• Exercise description:
Starting at the top of the listing, extract every line up to and including the one with "2.4, 2.399, 2.398]". Pictures stay out of the copy.

• Dataset excerpt:
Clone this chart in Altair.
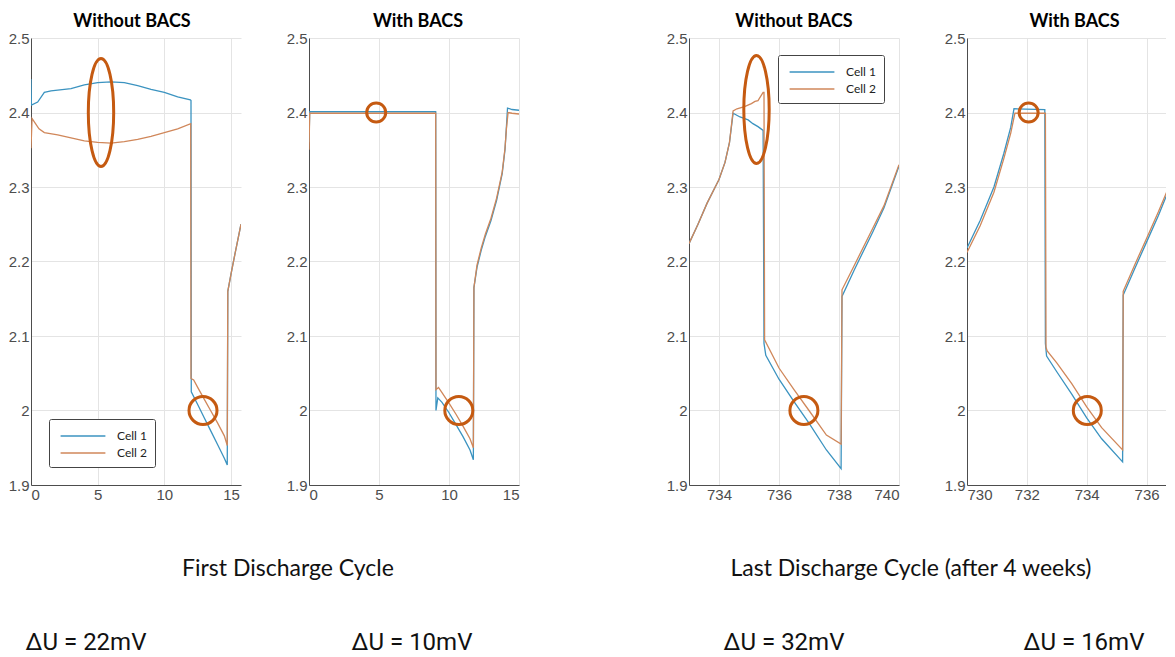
import altair as alt
import pandas as pd

# ---------------- data ----------------
CELLS = ["Cell 1", "Cell 2"]
Y_TICKS = [1.9, 2.0, 2.1, 2.2, 2.3, 2.4, 2.5]

# Panel 1: first discharge cycle, without BACS
p1_t1 = [0, 0.03, 0.5, 1.0, 1.5, 2, 3, 4, 5, 6, 7, 8, 9, 10, 11, 11.95, 12.0, 12.02,
         12.5, 13, 13.5, 14, 14.5, 14.72, 14.76, 15.0, 15.25, 15.5, 15.75]
p1_v1 = [2.445, 2.41, 2.414, 2.427, 2.429, 2.43, 2.432, 2.437, 2.44, 2.441, 2.44, 2.436,
         2.431, 2.427, 2.421, 2.417, 2.416, 2.025, 2.008, 1.99, 1.972, 1.954, 1.936, 1.927,
         2.16, 2.183, 2.206, 2.228, 2.25]
p1_t2 = [0, 0.08, 0.3, 0.6, 1.0, 2, 3, 4, 5, 6, 7, 8, 9, 10, 11, 11.98, 12.0, 12.2, 12.5,
         13, 13.5, 14, 14.5, 14.72, 14.76, 15.0, 15.25, 15.5, 15.75]
p1_v2 = [2.352, 2.392, 2.386, 2.378, 2.373, 2.37, 2.366, 2.362, 2.36, 2.359, 2.361, 2.364,
         2.368, 2.373, 2.378, 2.385, 2.043, 2.041, 2.031, 2.015, 1.999, 1.983, 1.966, 1.953,
         2.16, 2.183, 2.206, 2.228, 2.25]

# Panel 2: first discharge cycle, with BACS
p2_t1 = [0, 0.05, 9.05, 9.07, 9.2, 9.5, 10, 10.5, 11, 11.5, 11.74, 11.78, 12.0, 12.3, 12.6,
         13.0, 13.4, 13.8, 14.0, 14.1, 14.18, 14.5, 15]
p2_v1 = [2.36, 2.401, 2.401, 2.0, 2.017, 2.011, 1.997, 1.981, 1.965, 1.947, 1.934, 2.165,
         2.192, 2.215, 2.234, 2.255, 2.282, 2.318, 2.35, 2.38, 2.406, 2.404, 2.403]
p2_t2 = [0, 0.05, 9.05, 9.07, 9.25, 9.5, 10, 10.5, 11, 11.5, 11.74, 11.78, 12.0, 12.3, 12.6,
         13.0, 13.4, 13.8, 14.0, 14.1, 14.22, 14.5, 15]
p2_v2 = [2.35, 2.399, 2.399, 2.028, 2.031, 2.024, 2.01, 1.995, 1.979, 1.962, 1.95, 2.165,
         2.195, 2.218, 2.237, 2.258, 2.285, 2.32, 2.352, 2.378, 2.4, 2.399, 2.398]

# Panel 3: last discharge cycle, without BACS
p3_t1 = [733, 733.3, 733.6, 734.0, 734.2, 734.35, 734.47, 734.7, 734.97, 735.13, 735.3,
         735.47, 735.5, 735.56, 736.0, 736.5, 737.0, 737.58, 738.07, 738.1, 738.5, 739.13,
         739.5, 740]
p3_v1 = [2.224, 2.25, 2.278, 2.31, 2.333, 2.36, 2.399, 2.394, 2.39, 2.385, 2.381, 2.376,
         2.09, 2.074, 2.042, 2.012, 1.983, 1.947, 1.922, 2.153, 2.188, 2.24, 2.272, 2.328]
p3_t2 = [733, 733.3, 733.6, 734.0, 734.2, 734.35, 734.47, 734.6, 734.85, 735.08, 735.2,
         735.3, 735.47, 735.5, 735.52, 736.0, 736.5, 737.0, 737.58, 738.07, 738.1, 738.5,
         739.13, 739.5, 740]
p3_v2 = [2.224, 2.25, 2.278, 2.31, 2.333, 2.36, 2.402, 2.405, 2.408, 2.412, 2.415, 2.416,
         2.427, 2.427, 2.095, 2.057, 2.028, 2.0, 1.967, 1.955, 2.162, 2.194, 2.245, 2.275, 2.33]

# Panel 4: last discharge cycle, with BACS
p4_t1 = [730, 730.44, 730.9, 731.23, 731.46, 731.57, 732.6, 732.62, 732.66, 733.0, 733.5,
         734.0, 734.5, 735.2, 735.22, 735.6, 736.0, 736.4, 736.7, 737.0]
p4_v1 = [2.218, 2.255, 2.3, 2.345, 2.38, 2.405, 2.404, 2.09, 2.073, 2.052, 2.022, 1.99,
         1.962, 1.931, 2.155, 2.19, 2.226, 2.262, 2.292, 2.326]
p4_t2 = [730, 730.44, 730.9, 731.23, 731.46, 731.6, 732.62, 732.64, 732.68, 733.0, 733.5,
         734.0, 734.5, 735.2, 735.22, 735.6, 736.0, 736.4, 736.7, 737.0]
p4_v2 = [2.212, 2.248, 2.293, 2.338, 2.372, 2.399, 2.399, 2.085, 2.08, 2.064, 2.036, 2.005,
         1.977, 1.947, 2.16, 2.195, 2.231, 2.267, 2.296, 2.33]

# highlight marks (centre time, centre voltage, kind)
p1_ann_t = [5.25, 12.9]
p1_ann_v = [2.4, 2.0]
p1_ann_k = ["ellipse", "circle"]
p2_ann_t = [4.8, 10.7]
p2_ann_v = [2.4, 2.0]
p2_ann_k = ["small", "circle"]
p3_ann_t = [735.25, 736.83]
p3_ann_v = [2.404, 2.0]
p3_ann_k = ["ellipse", "circle"]
p4_ann_t = [732.06, 734.02]
p4_ann_v = [2.4, 2.0]
p4_ann_k = ["small", "circle"]

panel_titles = ["Without BACS", "With BACS", "Without BACS", "With BACS"]
cycle_titles = ["First Discharge Cycle", "Last Discharge Cycle (after 4 weeks)"]
delta_labels = ["\u0394U = 22mV", "\u0394U = 10mV", "\u0394U = 32mV", "\u0394U = 16mV"]

# ---------------- styling ----------------
C1 = "#3b93c0"
C2 = "#d0875a"
ORANGE = "#C55A11"
H = 447
SHAPES = {
    "ellipse": ("M0,-1A0.235,1 0 1,1 0,1A0.235,1 0 1,1 0,-1Z", 108 ** 2),
    "circle": ("circle", 28 ** 2),
    "small": ("circle", 19 ** 2),
}


def make_legend(lx, ly):
    return alt.Legend(orient="none", legendX=lx, legendY=ly, title=None,
                      symbolType="M-2.8,0L2.8,0", symbolSize=256, symbolStrokeWidth=1.6,
                      symbolOffset=17, labelOffset=25,
                      labelFont="Lato", labelFontSize=12, labelColor="#222",
                      strokeColor="#444", fillColor="white", padding=8,
                      rowPadding=2, cornerRadius=2)


def panel(t1, v1, t2, v2, at, av, ak, xdom, xticks, width, title, tdx, legend, texts):
    df = pd.DataFrame({
        "t": t1 + t2,
        "v": v1 + v2,
        "cell": [CELLS[0]] * len(t1) + [CELLS[1]] * len(t2),
        "i": list(range(len(t1))) + list(range(len(t2))),
    })
    xenc = alt.X("t:Q", scale=alt.Scale(domain=xdom, nice=False, zero=False),
                 axis=alt.Axis(values=xticks, title=None, format="d"))
    yenc = alt.Y("v:Q", scale=alt.Scale(domain=[1.9, 2.5], nice=False, zero=False),
                 axis=alt.Axis(values=Y_TICKS, title=None, format="~g"))
    layers = [
        alt.Chart(df).mark_line(strokeWidth=1.3, clip=True).encode(
            x=xenc, y=yenc,
            color=alt.Color("cell:N", scale=alt.Scale(domain=CELLS, range=[C1, C2]),
                            legend=legend),
            order="i:Q",
        )
    ]
    adf = pd.DataFrame({"t": at, "v": av, "k": ak})
    for kind in dict.fromkeys(ak):
        shape, size = SHAPES[kind]
        layers.append(
            alt.Chart(adf[adf["k"] == kind]).mark_point(
                shape=shape, size=size, filled=False, color=ORANGE,
                strokeWidth=3, opacity=1
            ).encode(x=xenc, y=yenc)
        )
    for label, px, py, font, fsize in texts:
        layers.append(
            alt.Chart(pd.DataFrame({"label": [label]})).mark_text(
                font=font, fontSize=fsize, color="#111", align="center", baseline="middle"
            ).encode(x=alt.value(px), y=alt.value(py), text="label:N")
        )
    return alt.layer(*layers).properties(
        width=width, height=H,
        title=alt.TitleParams(panel_titles[title], font="Lato", fontSize=18,
                              fontWeight="bold", color="#000", offset=0, dx=tdx,
                              anchor="middle"),
    )


CYC_FONT = "Lato"
DU_FONT = "Roboto"
DU_SIZE = 24

p1 = panel(p1_t1, p1_v1, p1_t2, p1_v2, p1_ann_t, p1_ann_v, p1_ann_k,
           [0, 15.75], [0, 5, 10, 15], 210, 0, -4, make_legend(18, 381),
           [(cycle_titles[0], 257, 531, CYC_FONT, 23),
            (delta_labels[0], 55, 605, DU_FONT, DU_SIZE)])
p2 = panel(p2_t1, p2_v1, p2_t2, p2_v2, p2_ann_t, p2_ann_v, p2_ann_k,
           [0, 15], [0, 5, 10, 15], 210, 1, 4, None,
           [(delta_labels[1], 103, 605, DU_FONT, DU_SIZE)])
p3 = panel(p3_t1, p3_v1, p3_t2, p3_v2, p3_ann_t, p3_ann_v, p3_ann_k,
           [733, 740], [734, 736, 738, 740], 210, 2, 0, make_legend(89, 17),
           [(cycle_titles[1], 222, 531, CYC_FONT, 23),
            (delta_labels[2], 95, 605, DU_FONT, DU_SIZE)])
p4 = panel(p4_t1, p4_v1, p4_t2, p4_v2, p4_ann_t, p4_ann_v, p4_ann_k,
           [730, 736.65], [730, 732, 734, 736], 199, 3, 8, None,
           [(delta_labels[3], 117, 605, DU_FONT, DU_SIZE)])

spacer = alt.Chart(pd.DataFrame({"s": [0]})).mark_point(opacity=0).encode(
    x=alt.X("s:Q", axis=None), y=alt.Y("s:Q", axis=None)
).properties(width=34, height=H)

chart = alt.hconcat(p1, p2, spacer, p3, p4, spacing=68, bounds="flush").resolve_legend(
    color="independent"
).properties(
    padding={"left": 0, "top": 5, "right": 0, "bottom": 0},
    background="white",
).configure_view(stroke=None).configure_axis(
    labelFont="Liberation Sans", labelFontSize=15, labelColor="#4d4d4d",
    domainColor="#4d4d4d", domainWidth=1, gridColor="#e4e4e4", gridWidth=1,
    ticks=False, labelPadding=2,
)

chart.save("out.html", embed_options={"renderer": "svg", "actions": False})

• Result of the task:
Clone this chart in Altair.
import altair as alt
import pandas as pd

# ---------------- data ----------------
CELLS = ["Cell 1", "Cell 2"]
Y_TICKS = [1.9, 2.0, 2.1, 2.2, 2.3, 2.4, 2.5]

# Panel 1: first discharge cycle, without BACS
p1_t1 = [0, 0.03, 0.5, 1.0, 1.5, 2, 3, 4, 5, 6, 7, 8, 9, 10, 11, 11.95, 12.0, 12.02,
         12.5, 13, 13.5, 14, 14.5, 14.72, 14.76, 15.0, 15.25, 15.5, 15.75]
p1_v1 = [2.445, 2.41, 2.414, 2.427, 2.429, 2.43, 2.432, 2.437, 2.44, 2.441, 2.44, 2.436,
         2.431, 2.427, 2.421, 2.417, 2.416, 2.025, 2.008, 1.99, 1.972, 1.954, 1.936, 1.927,
         2.16, 2.183, 2.206, 2.228, 2.25]
p1_t2 = [0, 0.08, 0.3, 0.6, 1.0, 2, 3, 4, 5, 6, 7, 8, 9, 10, 11, 11.98, 12.0, 12.2, 12.5,
         13, 13.5, 14, 14.5, 14.72, 14.76, 15.0, 15.25, 15.5, 15.75]
p1_v2 = [2.352, 2.392, 2.386, 2.378, 2.373, 2.37, 2.366, 2.362, 2.36, 2.359, 2.361, 2.364,
         2.368, 2.373, 2.378, 2.385, 2.043, 2.041, 2.031, 2.015, 1.999, 1.983, 1.966, 1.953,
         2.16, 2.183, 2.206, 2.228, 2.25]

# Panel 2: first discharge cycle, with BACS
p2_t1 = [0, 0.05, 9.05, 9.07, 9.2, 9.5, 10, 10.5, 11, 11.5, 11.74, 11.78, 12.0, 12.3, 12.6,
         13.0, 13.4, 13.8, 14.0, 14.1, 14.18, 14.5, 15]
p2_v1 = [2.36, 2.401, 2.401, 2.0, 2.017, 2.011, 1.997, 1.981, 1.965, 1.947, 1.934, 2.165,
         2.192, 2.215, 2.234, 2.255, 2.282, 2.318, 2.35, 2.38, 2.406, 2.404, 2.403]
p2_t2 = [0, 0.05, 9.05, 9.07, 9.25, 9.5, 10, 10.5, 11, 11.5, 11.74, 11.78, 12.0, 12.3, 12.6,
         13.0, 13.4, 13.8, 14.0, 14.1, 14.22, 14.5, 15]
p2_v2 = [2.35, 2.399, 2.399, 2.028, 2.031, 2.024, 2.01, 1.995, 1.979, 1.962, 1.95, 2.165,
         2.195, 2.218, 2.237, 2.258, 2.285, 2.32, 2.352, 2.378, 2.4, 2.399, 2.398]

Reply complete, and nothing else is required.